La riproduzione sonora
La ricerca d’una riproduzione sonora sincronizzata alla restituzione delle immagini in movimento è stata la preoccupazione costante degli inventori e dei tecnici.
Edison fu il primo, nell’anno 1877, a portare a termine un dispositivo di riproduzione sonora, il “Phonographe” (a rullo), che potesse accompagnare delle immagini corrispondenti al suono da esse prodotto.
Nel 1895 Berliner apportò delle modifiche all’apparato, portando a termine un procedimento fotomeccanico.
Tre anni più tardi, nel 1898, il danese W.Poulsen inventò un meccanismo di registrazione magnetica dei suoni su filo d’acciaio; tale procedimento fu ripreso nel 1928 da Stille con in più l’utilizzo di un sottile nastro d’acciaio, e migliorato a sua volta da Marconi, il quale gli dette il nome di “Magnetofono” (messo a punto in Germania nel 1935 dalla Stè A.E.G. con l’impiego di un nastro di plastica coperto di un rivestimento all’ossido di ferro).

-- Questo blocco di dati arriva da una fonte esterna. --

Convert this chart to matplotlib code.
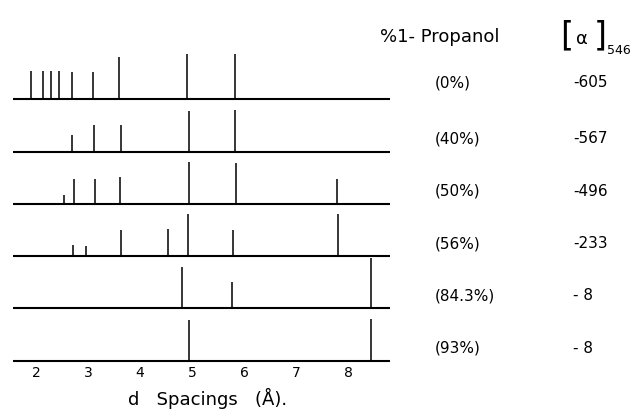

Il primo film sonoro “100% parlant” fu “The jazz singer” prodotto dai fratelli Warner nel 1927, con un meccanismo a dischi 33 t/mn.
Alla base vi era un procedimento fotografico con una pista sonora disposta al bordo della pellicola.
La rivoluzione successiva in questo campo è datata 1953, al lancio del film panoramico sulla base del processo “hypergonar” di P.Chretien. La “Stè Fox” adottò la tecnica del suono magnetico multi-piste.
Gli equipaggiamenti di proiezione si conformarono a tale innovazione, adottando una lettura sonora a testata magnetica. Tale condizione di proiezione andava a ribadire il definitivo dominio del “procedimento fotografico” con suono su pellicola rispetto a quello con suono su disco.
Attualmente le parti della colonna sonora si trovano alla destra del fotogramma, e sono rilevate da un lettore sonoro laser che le associa direttamente alle immagini che scorrono loro accanto. Il suono che esce dalle casse della sala cinematografica è prodotto infatti dalla lettura delle onde sonore riprodotte sulla superficie del fotogramma.